Complexity in video encoding is introduced on one axis by the competing video formats, on a second axis by the wide range of viewing devices that span iPhones, Android phones, browsers, tablets, and TVs, and on a third axis by the speed of the viewing device’s internet connection. Did you know that Netflix encodes each video 120 times so that you can watch Archer wherever you want? And the next time I upload an arbitrary video to Youtube, I will admire the fact that it just works. For the rest of us who are not large tech companies, there are services like Zencoder and now Amazon Elastic Transcoder. I tip my hat to Zencoder for being ahead of the curve in recognizing the need for sophisticated video encoding services.

When AWS introduced their service, they described that: ”Implementing a transcoding system on your own can be fairly complex. You might need to use a combination of open source and commercial code, and you’ll need to deal with scaling and storage…. In short, it isn’t as easy as it could be.” That sounds about right to me. :-)

But the deeper you explore hard problems, the more obvious business opportunities seem.

Play Framework and our asynchronous future

There have been many exciting announcements recently about the Play Framework, including new releases and that LinkedIn will adopt Play across the company. So I took this as an opportunity to reflect on my own experience with Play.

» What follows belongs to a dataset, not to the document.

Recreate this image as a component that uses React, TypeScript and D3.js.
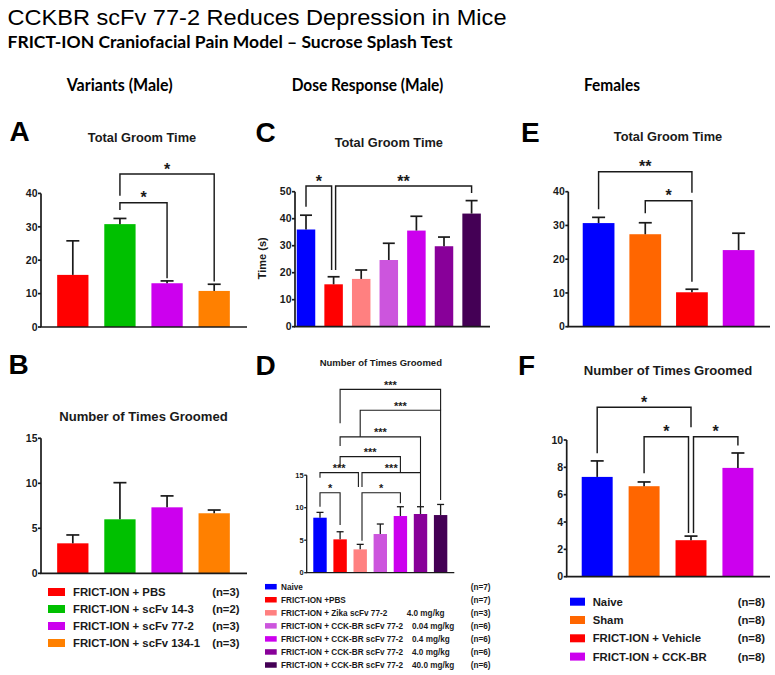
import React from "react";
import * as d3 from "d3";

// ---------------- Data ----------------
const variantGroups = ["FRICT-ION + PBS", "FRICT-ION + scFv 14-3", "FRICT-ION + scFv 77-2", "FRICT-ION + scFv 134-1"];
const variantN = ["(n=3)", "(n=2)", "(n=3)", "(n=3)"];
const variantColors = ["#ff0000", "#00c000", "#cc00ee", "#ff8000"];
const variantGroomTime = [15.6, 30.8, 13.1, 10.8];
const variantGroomTimeSem = [10.2, 1.7, 0.7, 2.0];
const variantGroomCount = [3.33, 6.0, 7.33, 6.67];
const variantGroomCountSem = [0.93, 4.07, 1.27, 0.36];

const doseGroups = [
  "Naive",
  "FRICT-ION +PBS",
  "FRICT-ION + Zika scFv 77-2",
  "FRICT-ION + CCK-BR scFv 77-2",
  "FRICT-ION + CCK-BR scFv 77-2",
  "FRICT-ION + CCK-BR scFv 77-2",
  "FRICT-ION + CCK-BR scFv 77-2",
];
const doseAmounts = ["", "", "4.0 mg/kg", "0.04 mg/kg", "0.4 mg/kg", "4.0 mg/kg", "40.0 mg/kg"];
const doseN = ["(n=7)", "(n=7)", "(n=3)", "(n=6)", "(n=6)", "(n=6)", "(n=6)"];
const doseColors = ["#0000ff", "#ff0000", "#ff8080", "#cc55dd", "#cc00ee", "#880099", "#440055"];
const doseGroomTime = [36.0, 15.7, 17.7, 24.7, 35.6, 29.8, 41.9];
const doseGroomTimeSem = [5.3, 2.8, 3.3, 6.2, 5.3, 3.4, 4.8];
const doseGroomCount = [8.46, 5.13, 3.59, 5.95, 8.72, 9.03, 8.87];
const doseGroomCountSem = [0.82, 1.17, 0.77, 1.54, 1.43, 1.12, 1.63];

const femaleGroups = ["Naive", "Sham", "FRICT-ION + Vehicle", "FRICT-ION + CCK-BR"];
const femaleN = ["(n=8)", "(n=8)", "(n=8)", "(n=8)"];
const femaleColors = ["#0000ff", "#ff6600", "#ff0000", "#cc00ee"];
const femaleGroomTime = [30.7, 27.4, 10.2, 22.7];
const femaleGroomTimeSem = [1.7, 3.4, 0.9, 5.0];
const femaleGroomCount = [7.3, 6.62, 2.67, 7.96];
const femaleGroomCountSem = [1.17, 0.31, 0.3, 1.09];

const ticksTime40 = [0, 10, 20, 30, 40];
const ticksTime50 = [0, 10, 20, 30, 40, 50];
const ticksCount15 = [0, 5, 10, 15];
const ticksCount10 = [0, 2, 4, 6, 8, 10];

// significance brackets: a/b = group index, y = bracket level (data units), ya/yb = leg ends
type Bracket = { a: number; b: number; y: number; ya: number; yb: number; label: string; da?: number; db?: number };
const bracketsA: Bracket[] = [
  { a: 1, b: 2, y: 37.2, ya: 35.0, yb: 14.6, label: "*" },
  { a: 1, b: 3, y: 45.8, ya: 39.3, yb: 13.6, label: "*" },
];
const bracketsC: Bracket[] = [
  { a: 0, b: 1, y: 52.1, ya: 44.4, yb: 21.0, label: "*", db: -2 },
  { a: 1, b: 6, y: 52.1, ya: 21.0, yb: 49.5, label: "**", da: 2 },
];
const bracketsD: Bracket[] = [
  { a: 0, b: 1, y: 12.3, ya: 10.15, yb: 7.34, label: "*" },
  { a: 0, b: 2, y: 15.4, ya: 14.6, yb: 13.2, label: "***", db: -1.8 },
  { a: 2, b: 4, y: 12.3, ya: 4.9, yb: 10.7, label: "*", da: 1.8 },
  { a: 2, b: 5, y: 15.4, ya: 13.2, yb: 10.15, label: "***", da: 1.8 },
  { a: 1, b: 4, y: 17.85, ya: 16.3, yb: 15.4, label: "***" },
  { a: 1, b: 5, y: 20.9, ya: 19.5, yb: 15.4, label: "***" },
  { a: 2, b: 6, y: 25.0, ya: 20.9, yb: 11.2, label: "***" },
  { a: 1, b: 6, y: 28.2, ya: 23.0, yb: 25.0, label: "***" },
];
const bracketsE: Bracket[] = [
  { a: 0, b: 2, y: 45.9, ya: 34.8, yb: 39.7, label: "**" },
  { a: 1, b: 2, y: 37.3, ya: 33.6, yb: 13.3, label: "*" },
];
const bracketsF: Bracket[] = [
  { a: 0, b: 2, y: 12.4, ya: 9.03, yb: 10.93, label: "*" },
  { a: 1, b: 2, y: 10.24, ya: 7.56, yb: 3.2, label: "*", db: -2.5 },
  { a: 2, b: 3, y: 10.24, ya: 3.2, yb: 9.6, label: "*", da: 2.5 },
];

// ---------------- Styling / layout ----------------
const FONT = "'Liberation Sans', Arial, Helvetica, sans-serif";
const HFONT = "Lato, 'Open Sans', sans-serif";
const INK = "#1a1a1a";

type PanelCfg = {
  values: number[];
  sems: number[];
  colors: string[];
  yDomain: [number, number];
  yRange: [number, number];
  ticks: number[];
  axisX: number;
  band: [number, number];
  pi: number;
  po: number;
  xEnd: number;
  brackets: Bracket[];
  tickFont: number;
  capW: number;
  sw: number;
  starFont: number;
  starDy: number;
  tickLen: number;
};

function Panel({ cfg }: { cfg: PanelCfg }) {
  const n = cfg.values.length;
  const x = d3
    .scaleBand<number>()
    .domain(d3.range(n))
    .range(cfg.band)
    .paddingInner(cfg.pi)
    .paddingOuter(cfg.po);
  const y = d3.scaleLinear().domain(cfg.yDomain).range(cfg.yRange);
  const cx = (i: number) => (x(i) as number) + x.bandwidth() / 2;
  const y0 = y(0);
  return (
    <g>
      {cfg.values.map((v, i) => (
        <rect key={"b" + i} x={x(i)} y={y(v)} width={x.bandwidth()} height={y0 - y(v)} fill={cfg.colors[i]} />
      ))}
      {cfg.values.map((v, i) => {
        const top = y(v + cfg.sems[i]);
        return (
          <g key={"e" + i} stroke={INK} strokeWidth={cfg.sw}>
            <line x1={cx(i)} x2={cx(i)} y1={y(v)} y2={top} />
            <line x1={cx(i) - cfg.capW / 2} x2={cx(i) + cfg.capW / 2} y1={top} y2={top} />
          </g>
        );
      })}
      {cfg.brackets.map((b, k) => {
        const xa = cx(b.a) + (b.da || 0);
        const xb = cx(b.b) + (b.db || 0);
        const yy = y(b.y);
        return (
          <g key={"k" + k}>
            <path
              d={`M${xa},${y(b.ya)}V${yy}H${xb}V${y(b.yb)}`}
              fill="none"
              stroke={INK}
              strokeWidth={cfg.sw * 0.85}
            />
            <text
              x={(xa + xb) / 2}
              y={yy + cfg.starDy}
              textAnchor="middle"
              fontFamily={FONT}
              fontWeight="bold"
              fontSize={cfg.starFont}
              fill={INK}
            >
              {b.label}
            </text>
          </g>
        );
      })}
      {/* y axis */}
      <line x1={cfg.axisX} x2={cfg.axisX} y1={y0} y2={y(cfg.ticks[cfg.ticks.length - 1])} stroke={INK} strokeWidth={cfg.sw} />
      {cfg.ticks.map((t) => (
        <g key={"t" + t}>
          <line x1={cfg.axisX - cfg.tickLen} x2={cfg.axisX} y1={y(t)} y2={y(t)} stroke={INK} strokeWidth={cfg.sw} />
          <text
            x={cfg.axisX - cfg.tickLen - 0.5}
            y={y(t) + cfg.tickFont * 0.36}
            textAnchor="end"
            fontFamily={FONT}
            fontWeight="bold"
            fontSize={cfg.tickFont}
            fill={INK}
          >
            {t}
          </text>
        </g>
      ))}
      {/* x axis */}
      <line x1={cfg.axisX - cfg.sw / 2} x2={cfg.xEnd} y1={y0} y2={y0} stroke={INK} strokeWidth={cfg.sw} />
    </g>
  );
}

function Legend({
  labels,
  colors,
  ns,
  doses,
  x0,
  y0,
  dy,
  sw,
  sh,
  textX,
  fontSize,
  nX,
  doseX,
}: {
  labels: string[];
  colors: string[];
  ns: string[];
  doses?: string[];
  x0: number;
  y0: number;
  dy: number;
  sw: number;
  sh: number;
  textX: number;
  fontSize: number;
  nX: number;
  doseX?: (i: number) => number;
}) {
  return (
    <g fontFamily={FONT} fontWeight="bold" fontSize={fontSize} fill={INK}>
      {labels.map((l, i) => {
        const yc = y0 + i * dy;
        const by = yc + fontSize * 0.36;
        return (
          <g key={i}>
            <rect x={x0} y={yc - sh / 2} width={sw} height={sh} fill={colors[i]} />
            <text x={textX} y={by}>
              {l}
            </text>
            {doses && doses[i] && doseX ? (
              <text x={doseX(i)} y={by}>
                {doses[i]}
              </text>
            ) : null}
            <text x={nX} y={by} textAnchor="end">
              {ns[i]}
            </text>
          </g>
        );
      })}
    </g>
  );
}

const big = { tickFont: 10.5, capW: 13, sw: 1.7, starFont: 16, starDy: 0.5, tickLen: 3 };

export default function App() {
  const panelA: PanelCfg = {
    ...big,
    values: variantGroomTime,
    sems: variantGroomTimeSem,
    colors: variantColors,
    yDomain: [0, 40],
    yRange: [327, 193.4],
    ticks: ticksTime40,
    axisX: 41,
    band: [41, 246],
    pi: 0.336,
    po: 0.343,
    xEnd: 247,
    brackets: bracketsA,
  };
  const panelB: PanelCfg = {
    ...big,
    values: variantGroomCount,
    sems: variantGroomCountSem,
    colors: variantColors,
    yDomain: [0, 15],
    yRange: [573.3, 438.3],
    ticks: ticksCount15,
    axisX: 41,
    band: [41, 246],
    pi: 0.336,
    po: 0.343,
    xEnd: 247,
    brackets: [],
  };
  const panelC: PanelCfg = {
    ...big,
    capW: 12,
    values: doseGroomTime,
    sems: doseGroomTimeSem,
    colors: doseColors,
    yDomain: [0, 50],
    yRange: [326.7, 191.7],
    ticks: ticksTime50,
    axisX: 295,
    band: [294, 483.6],
    pi: 0.33,
    po: 0.1,
    xEnd: 490,
    brackets: bracketsC,
  };
  const panelD: PanelCfg = {
    tickFont: 7.5,
    capW: 7,
    sw: 1.3,
    starFont: 11,
    starDy: -0.5,
    tickLen: 2.5,
    values: doseGroomCount,
    sems: doseGroomCountSem,
    colors: doseColors,
    yDomain: [0, 15],
    yRange: [572.7, 475.2],
    ticks: ticksCount15,
    axisX: 306.7,
    band: [306.7, 453.9],
    pi: 0.333,
    po: 0.328,
    xEnd: 454.3,
    brackets: bracketsD,
  };
  const panelE: PanelCfg = {
    ...big,
    values: femaleGroomTime,
    sems: femaleGroomTimeSem,
    colors: femaleColors,
    yDomain: [0, 40],
    yRange: [326.7, 191.7],
    ticks: ticksTime40,
    axisX: 568.3,
    band: [568.3, 768.9],
    pi: 0.32,
    po: 0.309,
    xEnd: 770,
    brackets: bracketsE,
  };
  const panelF: PanelCfg = {
    ...big,
    values: femaleGroomCount,
    sems: femaleGroomCountSem,
    colors: femaleColors,
    yDomain: [0, 10],
    yRange: [576.7, 440],
    ticks: ticksCount10,
    axisX: 566.7,
    band: [566.7, 768.4],
    pi: 0.34,
    po: 0.32,
    xEnd: 770,
    brackets: bracketsF,
  };

  const panelTitle = (x: number, y: number, t: string, fs: number) => (
    <text x={x} y={y} textAnchor="middle" fontFamily={FONT} fontWeight="bold" fontSize={fs} fill={INK}>
      {t}
    </text>
  );
  const letter = (x: number, y: number, t: string) => (
    <text x={x} y={y} fontFamily={FONT} fontWeight="bold" fontSize={28} fill="#000">
      {t}
    </text>
  );

  return (
    <svg
      width={775}
      height={675}
      viewBox="0 0 775 675"
      style={{ position: "absolute", left: 0, top: 0, background: "#fff", display: "block" }}
    >
      <rect x={0} y={0} width={775} height={675} fill="#fff" />
      <text x={7.5} y={25} fontFamily={FONT} fontSize={22} fill="#000" textLength={499} lengthAdjust="spacingAndGlyphs">
        CCKBR scFv 77-2 Reduces Depression in Mice
      </text>
      <text
        x={7.5}
        y={48}
        fontFamily={HFONT}
        fontWeight="bold"
        fontSize={17}
        fill="#000"
        textLength={445}
        lengthAdjust="spacingAndGlyphs"
      >
        FRICT-ION Craniofacial Pain Model – Sucrose Splash Test
      </text>
      <g fontFamily={HFONT} fontWeight="bold" fontSize={16.5} fill="#000" textAnchor="middle">
        <text x={119.7} y={91} textLength={106} lengthAdjust="spacingAndGlyphs">
          Variants (Male)
        </text>
        <text x={367.5} y={91} textLength={151.6} lengthAdjust="spacingAndGlyphs">
          Dose Response (Male)
        </text>
        <text x={612} y={91} textLength={56} lengthAdjust="spacingAndGlyphs">
          Females
        </text>
      </g>

      {letter(9.5, 141, "A")}
      {letter(8.5, 374, "B")}
      {letter(255.5, 142, "C")}
      {letter(255.5, 375, "D")}
      {letter(521, 142, "E")}
      {letter(518, 375, "F")}

      {panelTitle(142, 141.5, "Total Groom Time", 12.8)}
      {panelTitle(143.5, 420.5, "Number of Times Groomed", 13.1)}
      {panelTitle(388.8, 147, "Total Groom Time", 12.8)}
      {panelTitle(380.8, 366, "Number of Times Groomed", 9.5)}
      {panelTitle(668, 140.5, "Total Groom Time", 12.8)}
      {panelTitle(668, 375, "Number of Times Groomed", 13.1)}

      <Panel cfg={panelA} />
      <Panel cfg={panelB} />
      <Panel cfg={panelC} />
      <Panel cfg={panelD} />
      <Panel cfg={panelE} />
      <Panel cfg={panelF} />

      <text
        transform="translate(266,258.3) rotate(-90)"
        textAnchor="middle"
        fontFamily={FONT}
        fontWeight="bold"
        fontSize={11}
        fill={INK}
      >
        Time (s)
      </text>

      <Legend
        labels={variantGroups}
        colors={variantColors}
        ns={variantN}
        x0={48}
        y0={592}
        dy={17}
        sw={17}
        sh={8}
        textX={73}
        fontSize={11.3}
        nX={239.5}
      />
      <Legend
        labels={doseGroups}
        colors={doseColors}
        ns={doseN}
        doses={doseAmounts}
        x0={265}
        y0={586.7}
        dy={13.05}
        sw={11.7}
        sh={5.5}
        textX={281}
        fontSize={8.2}
        nX={490.5}
        doseX={(i) => (i === 2 ? 406.7 : 412)}
      />
      <Legend
        labels={femaleGroups}
        colors={femaleColors}
        ns={femaleN}
        x0={570}
        y0={601.7}
        dy={18.3}
        sw={15}
        sh={8}
        textX={592.7}
        fontSize={11.3}
        nX={765}
      />
    </svg>
  );
}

It has been 18 months since we chose Play and Scala for the Egraphs technology stack, and I remember that our decision at the time was Play versus Rails or Django or Lift. One factor that influenced our decision was that we prefer strongly and staticly typed languages because of how heavily you can lean on the compiler to prevent many bugs. Need to rewrite several classes or even rename types across your codebase? Rewrite dozens of files and when it compiles, it probably works as expected, and besides your IDE will do much of the heavily lifting because it can infer so much about your code from static types. For these reasons, it is easier to maintain typed codebases. On the flip side, I have witnessed how easy it is to let bad code in dynamic codebases remain unrefactored for years.

It was also reassuring to see the close relationship between Typesafe, the Scala company, and Zenexity, the company behind Play. And Scala, with its expressiveness and lambda functions and everything else, was a welcome alternative to Java that vanquished my envy of Ruby and Python developers.

Fast forward to now, we have been running production instances with mostly smooth sailing. There were a few bumps along the way, but they’ve all been resolved, often due to how rapidly Play and its ecosystem are maturing. One thing that I was not expecting is just how exciting it is to be part of this all. We are apparently one of the more visible startups running Play and Scala, and our little startup is even featured on playframework.com in the same breath as LinkedIn and Gilt. I mean, lol. (Egraphs was headquartered in a basement a year ago.)

It is companies that determine the success of an open-source framework. Serious deployments of a web framework make it worth talking about until eventually it becomes the go-to standard for that language. The long list of recognizable companies that use Rails and Django determined the success of those respective framework, and so it will be with Play for the JVM world, except that Play is built on a type-safe and scalable language with modern constructs for asynchronous processes. I think we are in the middle of the Play’s Framework’s ascent toward general popularity.

While we’re on this topic, I will make another prediction about Play. When high-volume websites get to a certain size, there is a general desire to squeeze more performance out of application servers. To that end, Twitter migrated off Ruby and now runs on Scala. Same with Gilt, who also uses Play. Foursquare was rewritten from PHP to Scala. Facebook sidestepped the performance limitations of PHP by using HipHop to translate PHP to C++.

What each of these examples has in common is the search for performance offered by compiled languages. By focusing on scale-oriented features like Akka actor and non-blocking I/O, Play has positioned itself well to run high-traffic websites, so I wouldn’t be surprised to see more major websites migrate to Play in the coming years.